Times of crisis produce stress - possibly physical, but always mental.  If you are suddenly forced to eat a diet both alien and monotonous, it is going to add that much more stress on top of what you are already dealing with.  If your planning includes the elderly, young children, and/or infants there is a significant risk they will quit eating or refuse to eat sufficient amounts of the right foods leaving them unable to survive.

This is not a trivial problem and should be given serious consideration.  When it’s wheat, day in and day out, wheat’s going to start becoming unpopular fast. Far better to have a variety of foods on hand to forestall appetite fatigue and, more importantly, to use those storable foods in your everyday diet so that you’ll be accustomed to eating them.

In his book, “Making the Best of Basics”, James Stevens mentions a post-WWII study by Dr. Norman Wright, of the British Food Ministry, which found the people of England and Europe were more likely to reject unfamiliar or distasteful foods during times of stress than under normal conditions.  Consider the positive aspects of adding variety and comfort foods to your storage program.

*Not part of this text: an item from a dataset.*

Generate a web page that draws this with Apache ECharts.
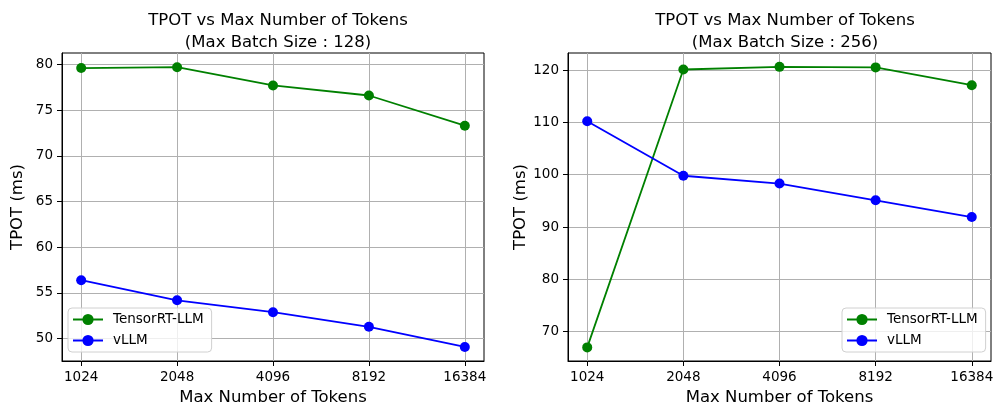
<!DOCTYPE html>
<html>
<head>
<meta charset="utf-8">
<script src="https://cdn.jsdelivr.net/npm/echarts@6/dist/echarts.min.js"></script>
<style>
  html, body { margin: 0; padding: 0; background: #fff; }
  #chart { width: 1003px; height: 418px; }
</style>
</head>
<body>
<div id="chart"></div>
<script>
const tokens = ['1024', '2048', '4096', '8192', '16384'];
const trt128 = [79.6, 79.7, 77.7, 76.6, 73.3];
const vllm128 = [56.4, 54.2, 52.9, 51.3, 49.1];
const trt256 = [67.0, 120.1, 120.6, 120.5, 117.1];
const vllm256 = [110.2, 99.8, 98.3, 95.1, 91.9];
const yTicks128 = [50, 55, 60, 65, 70, 75, 80];
const yTicks256 = [70, 80, 90, 100, 110, 120];
const titles = ['TPOT vs Max Number of Tokens\n(Max Batch Size : 128)', 'TPOT vs Max Number of Tokens\n(Max Batch Size : 256)'];
const seriesNames = ['TensorRT-LLM', 'vLLM'];

const FONT = 'DejaVu Sans';
const xIdx = tokens.map((_, i) => i);
const toPts = arr => arr.map((v, i) => [i, v]);

function xAxis(gi) {
  return {
    type: 'value', gridIndex: gi, min: -0.2, max: 4.2,
    name: 'Max Number of Tokens', nameLocation: 'middle', nameGap: 28,
    nameTextStyle: { fontFamily: FONT, fontSize: 16.5, color: '#000' },
    axisLine: { show: true, onZero: false, lineStyle: { color: '#000', width: 1 } },
    axisTick: { show: true, inside: false, length: 5, customValues: xIdx, lineStyle: { color: '#000' } },
    axisLabel: { customValues: xIdx, margin: 9, fontFamily: FONT, fontSize: 13.5, color: '#000',
      formatter: v => tokens[Math.round(v)] },
    splitLine: { show: true, lineStyle: { color: '#b0b0b0', width: 1 } }
  };
}
function yAxis(gi, min, max, ticks) {
  return {
    type: 'value', gridIndex: gi, min: min, max: max,
    name: 'TPOT (ms)', nameLocation: 'middle', nameGap: 36,
    nameTextStyle: { fontFamily: FONT, fontSize: 16.5, color: '#000' },
    axisLine: { show: true, onZero: false, lineStyle: { color: '#000', width: 1 } },
    axisTick: { show: true, inside: false, length: 5, customValues: ticks, lineStyle: { color: '#000' } },
    axisLabel: { customValues: ticks, margin: 9, fontFamily: FONT, fontSize: 13.5, color: '#000' },
    splitLine: { show: true, lineStyle: { color: '#b0b0b0', width: 1 } }
  };
}
function line(name, data, color, gi) {
  return {
    type: 'line', name: name, xAxisIndex: gi, yAxisIndex: gi, data: toPts(data),
    symbol: 'circle', symbolSize: 10, showSymbol: true,
    lineStyle: { color: color, width: 1.8 }, itemStyle: { color: color },
    emphasis: { disabled: true }, animation: false
  };
}
function legend(left) {
  return {
    data: seriesNames, orient: 'vertical', left: left, top: 308,
    itemWidth: 30, itemHeight: 14, itemGap: 6,
    padding: [4, 8, 4, 4],
    borderColor: '#d0d0d0', borderWidth: 1, borderRadius: 4,
    backgroundColor: 'rgba(255,255,255,0.8)',
    textStyle: { fontFamily: FONT, fontSize: 13.5, color: '#000', lineHeight: 15, padding: [0, 0, 0, 5] },
    selectedMode: false
  };
}

const chart = echarts.init(document.getElementById('chart'), null, { renderer: 'canvas' });
chart.setOption({
  backgroundColor: '#fff',
  animation: false,
  title: [
    { text: titles[0], left: 273, top: 5, textAlign: 'center',
      textStyle: { fontFamily: FONT, fontSize: 16.5, fontWeight: 'normal', color: '#000', lineHeight: 22 } },
    { text: titles[1], left: 780, top: 5, textAlign: 'center',
      textStyle: { fontFamily: FONT, fontSize: 16.5, fontWeight: 'normal', color: '#000', lineHeight: 22 } }
  ],
  grid: [
    { left: 62, right: 519, top: 53, bottom: 57, show: true, borderColor: '#000', borderWidth: 1, containLabel: false },
    { left: 568, right: 12, top: 53, bottom: 57, show: true, borderColor: '#000', borderWidth: 1, containLabel: false }
  ],
  xAxis: [xAxis(0), xAxis(1)],
  yAxis: [yAxis(0, 47.56, 81.25, yTicks128), yAxis(1, 64.4, 123.25, yTicks256)],
  legend: [legend(68), legend(842)],
  series: [
    line(seriesNames[0], trt128, '#008000', 0),
    line(seriesNames[1], vllm128, '#0000ff', 0),
    line(seriesNames[0], trt256, '#008000', 1),
    line(seriesNames[1], vllm256, '#0000ff', 1)
  ]
});
</script>
</body>
</html>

So please consider the following, unless you are already familiar with a particular type of food, do not put large quantities of it into your pantry.  Sure, there may be great health benefits to eating quinoa or lentils, but most likely your family has not made a habit of eating such grains or legumes.

One of the best ways to overcome this concern is to focus on freeze-dried entrees with real meat you know your family likes.  It just doesn’t make any sense to load up on whole grains and basics when what you really need is more comfort foods you know your family will like and eat.  In addition, the thought of going to the effort of making a meal from whole grains versus just adding water to a freeze-dried meal, especially in times of stress, just doesn’t make sense.

Please take the time now to assure your family has an ample supply of the food they will want to eat and are easy to prepare as well as having an extended shelf life.